-- BEGIN Dataset extract --
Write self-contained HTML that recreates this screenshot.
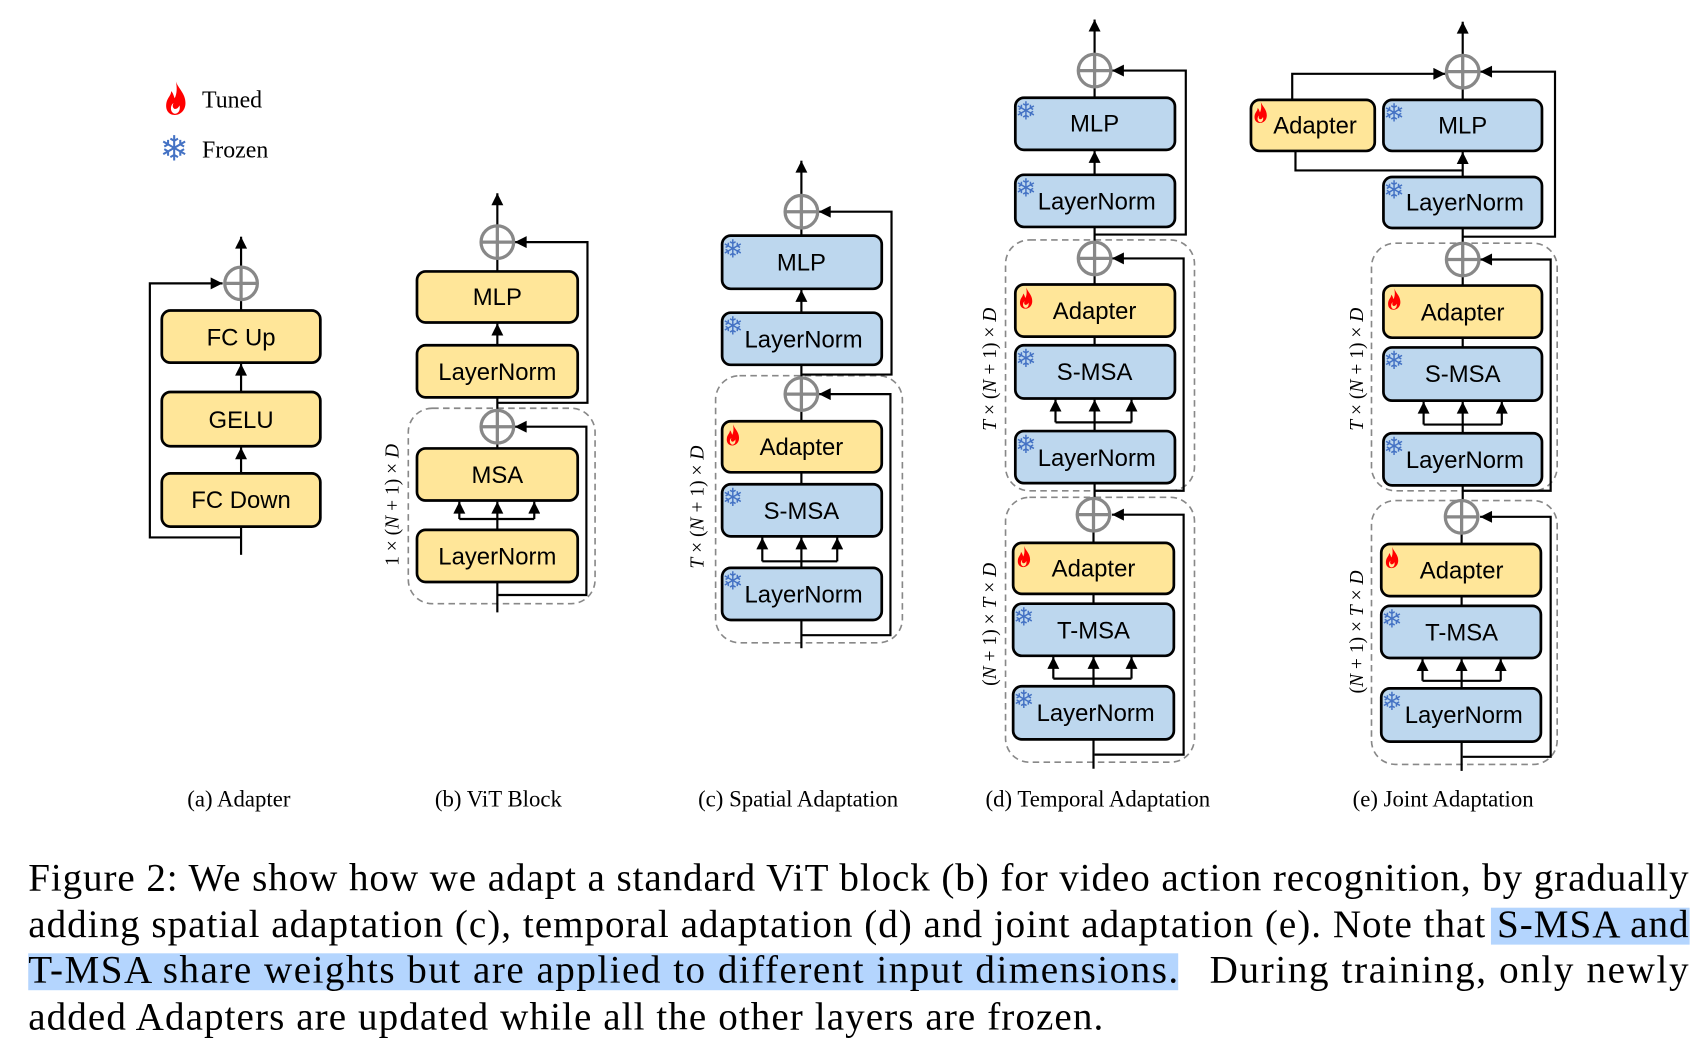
<!DOCTYPE html>
<html><head><meta charset="utf-8"><style>
html,body{margin:0;padding:0;background:#fff;}
svg{display:block;}
.b{font-family:"Liberation Sans",sans-serif;font-size:22px;text-anchor:middle;fill:#000;}
.y{fill:#FFE699;stroke:#000;stroke-width:2.5;}
.u{fill:#BDD7EE;stroke:#000;stroke-width:2.5;}
.l{stroke:#000;stroke-width:2;fill:none;}
.la{stroke:#000;stroke-width:2;fill:none;marker-end:url(#ar);}
.d{fill:none;stroke:#888;stroke-width:1.5;stroke-dasharray:6 4;}
.sf{font-family:"DejaVu Sans",sans-serif;font-size:23px;fill:#4472C4;}
.s{font-family:"Liberation Serif",serif;}
.rl{font-family:"Liberation Serif",serif;font-size:18px;text-anchor:middle;}
.cap{font-family:"Liberation Serif",serif;font-size:21px;text-anchor:middle;}
.p{font-family:"Liberation Serif",serif;font-size:36px;}
</style></head><body>
<svg width="1694" height="1038" viewBox="0 0 1560 956" preserveAspectRatio="none" xmlns="http://www.w3.org/2000/svg">
<defs>
<marker id="ar" viewBox="0 0 10 10" refX="10" refY="5" markerWidth="12" markerHeight="11" markerUnits="userSpaceOnUse" orient="auto"><path d="M0,0 L10,5 L0,10z" fill="#000"/></marker>
<symbol id="fl" viewBox="0 0 20 28"><path d="M10 0 C12 6 18 10 18 18 C18 24 14 28 9 28 C4 28 1 24 2 18 C3 13 6 12 6 8 C8 10 8 12 9 14 C11 10 11 5 10 0Z M9 27 C12 27 14 24 13 20 C12 22 11 23 9 23 C7 22 7 20 8 18 C5 20 5 26 9 27Z" fill="#f00" fill-rule="evenodd"/></symbol>
<g id="cx"><circle cx="0" cy="0" r="15" fill="#fff" stroke="#888" stroke-width="3"/><path d="M-15 0H15M0 -15V15" stroke="#888" stroke-width="3"/></g>
</defs>

<!-- legend -->
<use href="#fl" x="151" y="75" width="22" height="31"/>
<text x="186" y="99" class="s" font-size="22">Tuned</text>
<text x="147" y="148" font-family="DejaVu Sans" font-size="32" fill="#4472C4">❄</text>
<text x="186" y="145" class="s" font-size="22">Frozen</text>

<!-- (a) -->
<polyline class="la" points="222,495 138,495 138,261 205,261"/>
<line class="l" x1="222" y1="511" x2="222" y2="485"/>
<line class="la" x1="222" y1="436" x2="222" y2="412"/>
<line class="la" x1="222" y1="361" x2="222" y2="335"/>
<line class="l" x1="222" y1="286" x2="222" y2="276"/>
<line class="la" x1="222" y1="246" x2="222" y2="218"/>
<use href="#cx" x="222" y="261"/>
<rect class="y" x="149" y="286" width="146" height="48" rx="8"/><text class="b" x="222" y="318">FC Up</text>
<rect class="y" x="149" y="361" width="146" height="50" rx="8"/><text class="b" x="222" y="394">GELU</text>
<rect class="y" x="149" y="436" width="146" height="49" rx="8"/><text class="b" x="222" y="468">FC Down</text>
<text class="cap" x="220" y="743">(a) Adapter</text>

<!-- (b) -->
<rect class="d" x="376" y="376" width="172" height="180" rx="22"/>
<polyline class="la" points="458,371 541,371 541,223 474,223"/>
<polyline class="la" points="458,548 540,548 540,393 474,393"/>
<line class="l" x1="458" y1="564" x2="458" y2="536"/>
<line class="l" x1="423" y1="478" x2="492" y2="478"/><line class="l" x1="458" y1="488" x2="458" y2="478"/>
<line class="la" x1="423" y1="478" x2="423" y2="462"/><line class="la" x1="458" y1="478" x2="458" y2="462"/><line class="la" x1="492" y1="478" x2="492" y2="462"/>
<line class="l" x1="458" y1="413" x2="458" y2="405"/>
<line class="l" x1="458" y1="380" x2="458" y2="366"/>
<line class="la" x1="458" y1="318" x2="458" y2="298"/>
<line class="l" x1="458" y1="250" x2="458" y2="236"/>
<line class="la" x1="458" y1="208" x2="458" y2="178"/>
<use href="#cx" x="458" y="393"/><use href="#cx" x="458" y="223"/>
<rect class="y" x="384" y="250" width="148" height="47" rx="8"/><text class="b" x="458" y="281">MLP</text>
<rect class="y" x="384" y="318" width="148" height="48" rx="8"/><text class="b" x="458" y="350">LayerNorm</text>
<rect class="y" x="384" y="413" width="148" height="48" rx="8"/><text class="b" x="458" y="445">MSA</text>
<rect class="y" x="384" y="488" width="148" height="48" rx="8"/><text class="b" x="458" y="520">LayerNorm</text>
<text class="rl" transform="translate(367,465) rotate(-90)">1 × (<tspan font-style="italic">N</tspan> + 1) × <tspan font-style="italic">D</tspan></text>
<text class="cap" x="459" y="743">(b) ViT Block</text>

<!-- (c) -->
<rect class="d" x="659" y="346" width="172" height="246" rx="22"/>
<polyline class="la" points="738,345 821,345 821,195 754,195"/>
<polyline class="la" points="738,585 820,585 820,363 754,363"/>
<line class="l" x1="738" y1="597" x2="738" y2="571"/>
<line class="l" x1="702" y1="517" x2="771" y2="517"/><line class="l" x1="738" y1="523" x2="738" y2="517"/>
<line class="la" x1="702" y1="517" x2="702" y2="495"/><line class="la" x1="738" y1="517" x2="738" y2="495"/><line class="la" x1="771" y1="517" x2="771" y2="495"/>
<line class="l" x1="738" y1="446" x2="738" y2="435"/>
<line class="l" x1="738" y1="388" x2="738" y2="376"/>
<line class="l" x1="738" y1="350" x2="738" y2="336"/>
<line class="la" x1="738" y1="288" x2="738" y2="267"/>
<line class="l" x1="738" y1="217" x2="738" y2="208"/>
<line class="la" x1="738" y1="180" x2="738" y2="148"/>
<use href="#cx" x="738" y="363"/><use href="#cx" x="738" y="195"/>
<rect class="u" x="665" y="217" width="147" height="49" rx="8"/><text class="b" x="738" y="249">MLP</text><text class="sf" x="665" y="237">❄</text>
<rect class="u" x="665" y="288" width="147" height="48" rx="8"/><text class="b" x="740" y="320">LayerNorm</text><text class="sf" x="665" y="308">❄</text>
<rect class="y" x="665" y="388" width="147" height="47" rx="8"/><text class="b" x="738" y="419">Adapter</text><use href="#fl" x="668" y="390" width="14" height="21"/>
<rect class="u" x="665" y="446" width="147" height="48" rx="8"/><text class="b" x="738" y="478">S-MSA</text><text class="sf" x="665" y="466">❄</text>
<rect class="u" x="665" y="523" width="147" height="48" rx="8"/><text class="b" x="740" y="555">LayerNorm</text><text class="sf" x="665" y="543">❄</text>
<text class="rl" transform="translate(648,467) rotate(-90)"><tspan font-style="italic">T</tspan> × (<tspan font-style="italic">N</tspan> + 1) × <tspan font-style="italic">D</tspan></text>
<text class="cap" x="735" y="743">(c) Spatial Adaptation</text>

<!-- (d) -->
<rect class="d" x="926" y="221" width="174" height="231" rx="22"/>
<rect class="d" x="926" y="458" width="174" height="244" rx="22"/>
<polyline class="la" points="1008,216 1092,216 1092,65 1024,65"/>
<polyline class="la" points="1008,452 1090,452 1090,238 1024,238"/>
<polyline class="la" points="1008,695 1090,695 1090,474 1024,474"/>
<line class="l" x1="1007" y1="708" x2="1007" y2="681"/>
<line class="l" x1="970" y1="625" x2="1042" y2="625"/><line class="l" x1="1007" y1="632" x2="1007" y2="625"/>
<line class="la" x1="970" y1="625" x2="970" y2="605"/><line class="la" x1="1007" y1="625" x2="1007" y2="605"/><line class="la" x1="1042" y1="625" x2="1042" y2="605"/>
<line class="l" x1="1007" y1="556" x2="1007" y2="547"/>
<line class="l" x1="1007" y1="500" x2="1007" y2="487"/>
<line class="l" x1="1008" y1="461" x2="1008" y2="445"/>
<line class="l" x1="972" y1="389" x2="1042" y2="389"/><line class="l" x1="1008" y1="397" x2="1008" y2="389"/>
<line class="la" x1="972" y1="389" x2="972" y2="368"/><line class="la" x1="1008" y1="389" x2="1008" y2="368"/><line class="la" x1="1042" y1="389" x2="1042" y2="368"/>
<line class="l" x1="1008" y1="318" x2="1008" y2="310"/>
<line class="l" x1="1008" y1="262" x2="1008" y2="251"/>
<line class="l" x1="1008" y1="225" x2="1008" y2="209"/>
<line class="la" x1="1008" y1="161" x2="1008" y2="139"/>
<line class="l" x1="1008" y1="90" x2="1008" y2="78"/>
<line class="la" x1="1008" y1="50" x2="1008" y2="18"/>
<use href="#cx" x="1007" y="474"/><use href="#cx" x="1008" y="238"/><use href="#cx" x="1008" y="65"/>
<rect class="u" x="935" y="90" width="147" height="48" rx="8"/><text class="b" x="1008" y="121">MLP</text><text class="sf" x="935" y="110">❄</text>
<rect class="u" x="935" y="161" width="147" height="48" rx="8"/><text class="b" x="1010" y="193">LayerNorm</text><text class="sf" x="935" y="181">❄</text>
<rect class="y" x="935" y="262" width="147" height="48" rx="8"/><text class="b" x="1008" y="294">Adapter</text><use href="#fl" x="938" y="264" width="14" height="21"/>
<rect class="u" x="935" y="318" width="147" height="49" rx="8"/><text class="b" x="1008" y="350">S-MSA</text><text class="sf" x="935" y="338">❄</text>
<rect class="u" x="935" y="397" width="147" height="48" rx="8"/><text class="b" x="1010" y="429">LayerNorm</text><text class="sf" x="935" y="417">❄</text>
<rect class="y" x="933" y="500" width="148" height="47" rx="8"/><text class="b" x="1007" y="531">Adapter</text><use href="#fl" x="936" y="502" width="14" height="21"/>
<rect class="u" x="933" y="556" width="148" height="48" rx="8"/><text class="b" x="1007" y="588">T-MSA</text><text class="sf" x="933" y="576">❄</text>
<rect class="u" x="933" y="632" width="148" height="49" rx="8"/><text class="b" x="1009" y="664">LayerNorm</text><text class="sf" x="933" y="652">❄</text>
<text class="rl" transform="translate(917,340) rotate(-90)"><tspan font-style="italic">T</tspan> × (<tspan font-style="italic">N</tspan> + 1) × <tspan font-style="italic">D</tspan></text>
<text class="rl" transform="translate(917,575) rotate(-90)">(<tspan font-style="italic">N</tspan> + 1) × <tspan font-style="italic">T</tspan> × <tspan font-style="italic">D</tspan></text>
<text class="cap" x="1011" y="743">(d) Temporal Adaptation</text>

<!-- (e) -->
<rect class="d" x="1263" y="224" width="171" height="228" rx="22"/>
<rect class="d" x="1263" y="461" width="171" height="243" rx="22"/>
<polyline class="la" points="1347,218 1432,218 1432,66 1363,66"/>
<polyline class="la" points="1347,452 1428,452 1428,239 1363,239"/>
<polyline class="la" points="1347,697 1428,697 1428,476 1363,476"/>
<polyline class="l" points="1347,157 1193,157 1193,139"/>
<polyline class="la" points="1190,92 1190,68 1331,68"/>
<line class="l" x1="1346" y1="710" x2="1346" y2="683"/>
<line class="l" x1="1310" y1="627" x2="1382" y2="627"/><line class="l" x1="1346" y1="634" x2="1346" y2="627"/>
<line class="la" x1="1310" y1="627" x2="1310" y2="607"/><line class="la" x1="1346" y1="627" x2="1346" y2="607"/><line class="la" x1="1382" y1="627" x2="1382" y2="607"/>
<line class="l" x1="1346" y1="558" x2="1346" y2="549"/>
<line class="l" x1="1346" y1="501" x2="1346" y2="489"/>
<line class="l" x1="1347" y1="463" x2="1347" y2="447"/>
<line class="l" x1="1311" y1="391" x2="1383" y2="391"/><line class="l" x1="1347" y1="399" x2="1347" y2="391"/>
<line class="la" x1="1311" y1="391" x2="1311" y2="370"/><line class="la" x1="1347" y1="391" x2="1347" y2="370"/><line class="la" x1="1383" y1="391" x2="1383" y2="370"/>
<line class="l" x1="1347" y1="320" x2="1347" y2="311"/>
<line class="l" x1="1347" y1="263" x2="1347" y2="252"/>
<line class="l" x1="1347" y1="226" x2="1347" y2="210"/>
<line class="la" x1="1347" y1="163" x2="1347" y2="140"/>
<line class="l" x1="1347" y1="92" x2="1347" y2="79"/>
<line class="la" x1="1347" y1="51" x2="1347" y2="20"/>
<use href="#cx" x="1346" y="476"/><use href="#cx" x="1347" y="239"/><use href="#cx" x="1347" y="66"/>
<rect class="y" x="1152" y="92" width="114" height="47" rx="8"/><text class="b" x="1211" y="123">Adapter</text><use href="#fl" x="1154" y="93" width="14" height="21"/>
<rect class="u" x="1274" y="92" width="146" height="47" rx="8"/><text class="b" x="1347" y="123">MLP</text><text class="sf" x="1274" y="112">❄</text>
<rect class="u" x="1274" y="163" width="146" height="47" rx="8"/><text class="b" x="1349" y="194">LayerNorm</text><text class="sf" x="1274" y="183">❄</text>
<rect class="y" x="1274" y="263" width="146" height="48" rx="8"/><text class="b" x="1347" y="295">Adapter</text><use href="#fl" x="1277" y="265" width="14" height="21"/>
<rect class="u" x="1274" y="320" width="146" height="49" rx="8"/><text class="b" x="1347" y="352">S-MSA</text><text class="sf" x="1274" y="340">❄</text>
<rect class="u" x="1274" y="399" width="146" height="48" rx="8"/><text class="b" x="1349" y="431">LayerNorm</text><text class="sf" x="1274" y="419">❄</text>
<rect class="y" x="1272" y="501" width="147" height="48" rx="8"/><text class="b" x="1346" y="533">Adapter</text><use href="#fl" x="1275" y="503" width="14" height="21"/>
<rect class="u" x="1272" y="558" width="147" height="48" rx="8"/><text class="b" x="1346" y="590">T-MSA</text><text class="sf" x="1272" y="578">❄</text>
<rect class="u" x="1272" y="634" width="147" height="49" rx="8"/><text class="b" x="1348" y="666">LayerNorm</text><text class="sf" x="1272" y="654">❄</text>
<text class="rl" transform="translate(1255,340) rotate(-90)"><tspan font-style="italic">T</tspan> × (<tspan font-style="italic">N</tspan> + 1) × <tspan font-style="italic">D</tspan></text>
<text class="rl" transform="translate(1255,582) rotate(-90)">(<tspan font-style="italic">N</tspan> + 1) × <tspan font-style="italic">T</tspan> × <tspan font-style="italic">D</tspan></text>
<text class="cap" x="1329" y="743">(e) Joint Adaptation</text>

<!-- caption -->
<rect x="1373" y="836" width="183" height="34" fill="#B4D5FE"/>
<rect x="26" y="878" width="1059" height="34" fill="#B4D5FE"/>
<text class="p" x="26" y="820" textLength="1529" lengthAdjust="spacing">Figure 2: We show how we adapt a standard ViT block (b) for video action recognition, by gradually</text>
<text class="p" x="26" y="863" textLength="1529" lengthAdjust="spacing">adding spatial adaptation (c), temporal adaptation (d) and joint adaptation (e). Note that S-MSA and</text>
<text class="p" x="26" y="905" textLength="1059" lengthAdjust="spacing">T-MSA share weights but are applied to different input dimensions.</text>
<text class="p" x="1114" y="905" textLength="441" lengthAdjust="spacing">During training, only newly</text>
<text class="p" x="26" y="948" textLength="990" lengthAdjust="spacing">added Adapters are updated while all the other layers are frozen.</text>
</svg>
</body></html>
-- END Dataset extract --
### What the task asks
Look back over the material above and state how many lines hold the word "that". Write the number and nothing else.

### Output for this exercise
2